Because of the unusual guitars the group uses, do you have to arrange the music you play?

Yes, you can’t just take music of the shelf! We make arrangements ourselves, of Spanish and Latin music that suits guitars, but lots of other music as well. We have always promoted Australian composers and commissioned them to write for us. Most composers seem to really enjoy writing for our family of instruments; it gives them a lot to play around with.

Are there other groups like yours using the different sized instruments?

Yes, there is a Melbourne Guitar Quartet and another one in the US and one in England. Where the different sized guitars have really taken off is in guitar orchestras, which are a community or amateur form of music-making; they are huge in Japan.

How would you describe the level of interest in classical guitar at the moment?

It has grown and grown over the past five decades, it may be still to peak. What has really changed from when I started out is the sheer number of really virtuosic professional guitarists from all parts of the world, although the down side to that is a bit of trend for speed and fireworks instead of real musicality. And the interest is very strong in Australia. In fact I’ve christened ABC Classic FM, ABC Guitar FM, because they play so much guitar music, including our records, which is fine by me!
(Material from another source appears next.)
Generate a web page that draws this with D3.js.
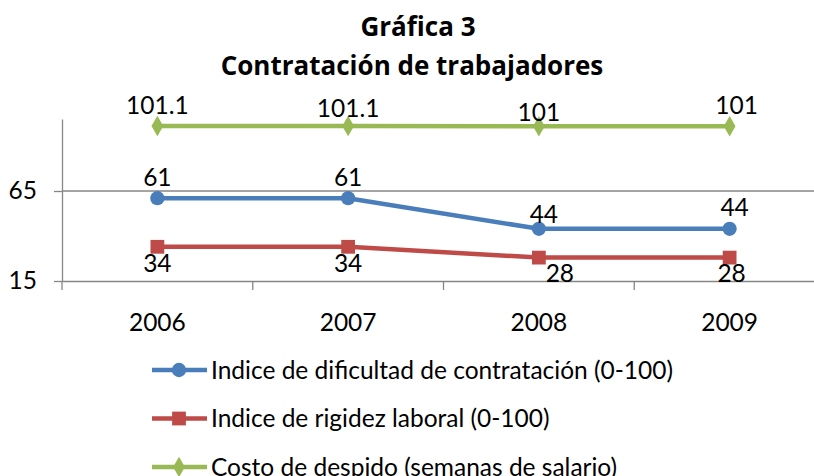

What are your future plans?

I’ll be leaving my formal teaching role at ANU at the end of this year, other than supervising PhD students, but my colleague and former student Minh Le Hoang will stay as the head guitar teacher there. That will give me more freedom to go back to what I did before I started teaching at the Canberra School of Music: more concert performances, I have several recordings that need editing, and continuing all the Guitar Trek projects. I think I’ll be quite busy!